Directive:
Print exactly the lines from the first one down to the line that contains "import plotly.graph_objects as go", both included, and skip the pictures.

Available data:
— Begin —
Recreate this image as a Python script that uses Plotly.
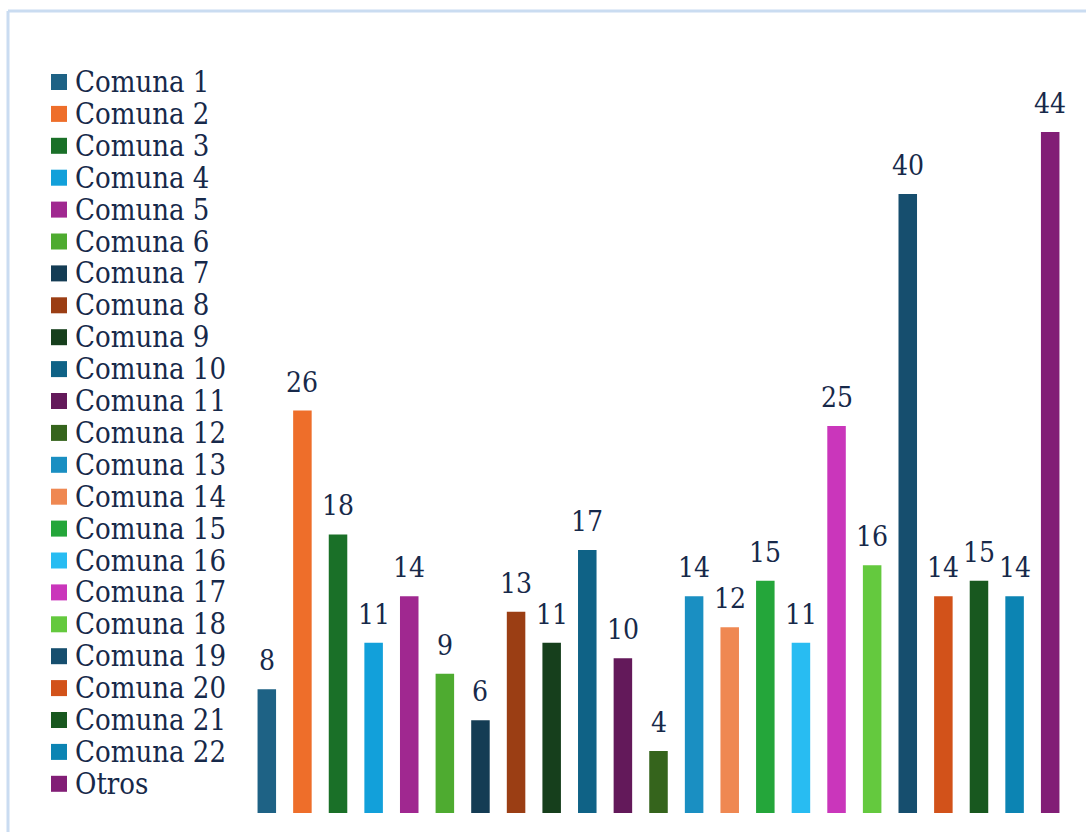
import plotly.graph_objects as go

# Counts per comuna
categories = [f"Comuna {i}" for i in range(1, 23)] + ["Otros"]
values = [8, 26, 18, 11, 14, 9, 6, 13, 11, 17, 10, 4, 14, 12, 15, 11, 25, 16, 40, 14, 15, 14, 44]
colors = [
    "#1e6285", "#ee6e2a", "#1a7028", "#12a0da", "#a02890", "#4eab30",
    "#143c54", "#9b3e14", "#163f1c", "#0f6286", "#63195a", "#35641c",
    "#1a8fc2", "#ef8852", "#24a63a", "#28bcf2", "#ca36bb", "#64c93e",
    "#164e6e", "#d2521a", "#18581f", "#0c84b3", "#821e76",
]

W, H = 1086, 832
ML, MR, MT, MB = 249, 18, 60, 19
PW, PH = W - ML - MR, H - MT - MB
FONT = "DejaVu Serif Condensed"
TXT = "#17294a"


def px_x(px):
    return (px - ML) / PW


def px_y(py):
    return (H - MB - py) / PH


fig = go.Figure()
annotations = []
for i, (name, v, c) in enumerate(zip(categories, values, colors)):
    fig.add_trace(go.Bar(
        x=[i], y=[v], name=name, width=0.52,
        marker=dict(color=c, line=dict(width=0)),
        showlegend=False, hoverinfo="name+y",
    ))
    # value label above each bar
    annotations.append(dict(
        x=i, y=v, xref="x", yref="y", text=str(v),
        xanchor="center", yanchor="bottom", yshift=10, showarrow=False,
        font=dict(family=FONT, size=28, color=TXT),
    ))

# Legend drawn as a column of colour swatches and labels
shapes = []
for k, (name, c) in enumerate(zip(categories, colors)):
    yc = 82 + 31.9 * k
    shapes.append(dict(
        type="rect", xref="paper", yref="paper",
        x0=px_x(51), x1=px_x(67), y0=px_y(yc + 8), y1=px_y(yc - 8),
        fillcolor=c, line=dict(width=0),
    ))
    annotations.append(dict(
        text=name, xref="paper", yref="paper",
        x=px_x(74), y=px_y(yc), xanchor="left", yanchor="middle",
        height=28, valign="middle", borderpad=0,
        showarrow=False, font=dict(family=FONT, size=29, color=TXT),
    ))

# Light frame along the top and left edges
frame = "#cadcf1"
shapes.append(dict(type="line", xref="paper", yref="paper",
                   x0=px_x(8), x1=px_x(W), y0=px_y(11), y1=px_y(11),
                   line=dict(color=frame, width=3)))
shapes.append(dict(type="line", xref="paper", yref="paper",
                   x0=px_x(8), x1=px_x(8), y0=px_y(11), y1=px_y(H),
                   line=dict(color=frame, width=3)))

fig.update_layout(
    width=W, height=H,
    margin=dict(l=ML, r=MR, t=MT, b=MB),
    paper_bgcolor="white", plot_bgcolor="white",
    barmode="overlay",
    xaxis=dict(range=[-0.5, 22.5], visible=False, fixedrange=True),
    yaxis=dict(range=[0, 48.65], visible=False, fixedrange=True),
    shapes=shapes, annotations=annotations,
    font=dict(family=FONT, color=TXT),
)

fig.write_html("out.html", config={"displayModeBar": False})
— End —
Task response:
Recreate this image as a Python script that uses Plotly.
import plotly.graph_objects as go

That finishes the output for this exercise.